F. N. H. : Quelles sont les questions que vous vous êtes posées après l’affaire GSI?
H. E. : Nous avons décidé que dorénavant, à chaque opération, nous allons consulter la centrale de contentieux de Bank Al-Maghrib. Si un contentieux avec un créancier n’est pas annoncé dans la note d’information malgré les différentes attestations, nous disposerons alors d’une manière de recouper l’information. Nous ne le faisions pas. Nous allons désormais commencer à le faire.

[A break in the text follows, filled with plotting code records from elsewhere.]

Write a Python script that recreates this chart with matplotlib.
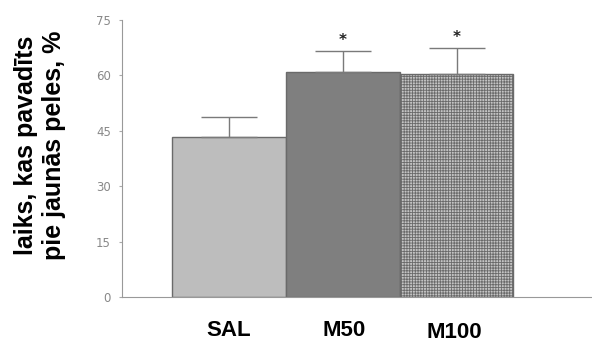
import matplotlib
matplotlib.use("Agg")
from matplotlib import pyplot as plt

groups = ["SAL", "M50", "M100"]
means = [43.4, 60.8, 60.3]
errors = [5.4, 5.8, 7.2]
stars = ["", "*", "*"]

plt.rcParams['hatch.linewidth'] = 0.6
plt.rcParams['hatch.color'] = '#6e6e6e'

fig = plt.figure(figsize=(5.92, 3.43), dpi=100)
ax = fig.add_axes([122 / 592, 1 - 297 / 343, 1 - 122 / 592, 277 / 343])

x = range(len(groups))
bars = ax.bar(x, means, width=1.0, color=['#bdbdbd', '#7f7f7f', '#c4c4c4'],
              edgecolor='#6a6a6a', linewidth=1.0)
bars[2].set_hatch('++++++')
ax.errorbar(x, means, yerr=[[0] * 3, errors], fmt='none', ecolor='#7a7a7a',
            elinewidth=1.0, capsize=20, capthick=1.0)

for i, s in enumerate(stars):
    if s:
        ax.text(i, means[i] + errors[i] + 0.8, s, ha='center', va='bottom',
                fontsize=11, fontweight='bold', color='#222222')

ax.set_xlim(-0.94, 3.19)
ax.set_ylim(0, 75)
ax.set_yticks([0, 15, 30, 45, 60, 75])
ax.tick_params(axis='y', labelsize=8.5, labelcolor='#888888', color='#aaaaaa',
               length=2.5, pad=5.5, direction='out')
ax.set_xticks([])
for side in ['top', 'right']:
    ax.spines[side].set_visible(False)
ax.spines['left'].set_color('#999999')
ax.spines['bottom'].set_color('#999999')

label_x = [0.0, 1.01, 1.98]
label_y = [-6.3, -6.3, -6.9]
for i, g in enumerate(groups):
    ax.text(label_x[i], label_y[i], g, ha='center', va='top', fontsize=16,
            fontweight='bold', family='Liberation Sans', clip_on=False)

fig.text(0.068, 0.577, "laiks, kas pavadīts\npie jaunās peles, %", rotation=90,
         ha='center', va='center', fontsize=18, fontweight='bold',
         family='Liberation Sans', linespacing=1.2)

fig.savefig("out.png", dpi=100)
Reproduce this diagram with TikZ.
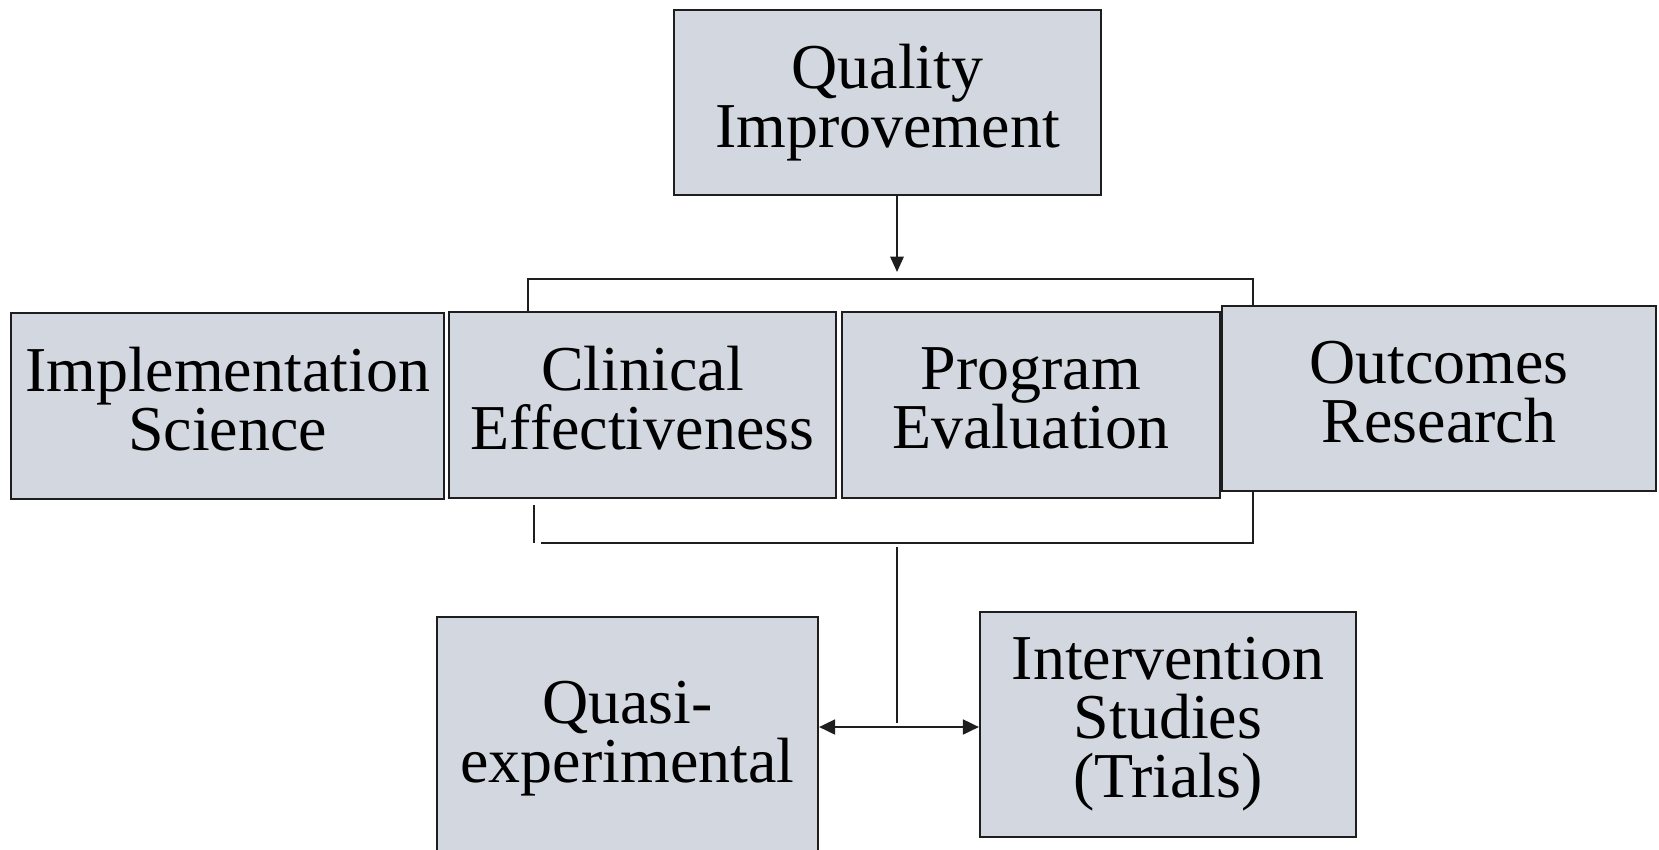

Nous rencontrions systématiquement les dirigeants, les conseillers… Dorénavant, nous allons exiger la présence du commissaire aux comptes. Ce n’était pas systématique. Dans le cas de GSI, nous n’avons pas rencontré le commissaire aux comptes. Mais dorénavant, ce sera une action que nous allons généraliser pour tous les dossiers. On essaiera également d’encadrer l’activité de conseil financier qui n’est pas aujourd’hui une activité réglementée. Ce n’est pas une activité qui est explicitement énumérée parmi les activités que le CDVM contrôle. Mais nous avons quand même une disposition générale qui dit que tout ce qui touche de près ou de loin une opération sur les valeurs mobilières peut entrer dans le champ de contrôle du CDVM. Et c’est le cas des conseillers financiers. En fait, il se trouve que nous avons entamé une réflexion en vue de l’encadrement de l’activité de conseiller financier. C’est encore plus d’actualité aujourd’hui. Nous allons arrêter les diligences minimales qu’un conseiller doit mener dans le cadre des appels publics à l’épargne. Nous avons un contact permanent avec la profession. Idem pour les commissaires aux comptes. Nous avons déjà pris attache avec l’Ordre des experts-comptables et nous allons de la même manière formaliser les diligences minimales que doit effectuer un commissaire aux comptes à l’occasion d’opérations d’appel public à l’épargne. On ne remet pas en doute le travail des commissaires aux comptes, mais on juge aujourd’hui qu’il est peut être utile d’avoir des normes spécifiques à ce type d’opérations. L’objectif étant d’améliorer la façon de faire. Voilà donc en résumé quatre actions concrètes qui visent à améliorer notre façon de faire.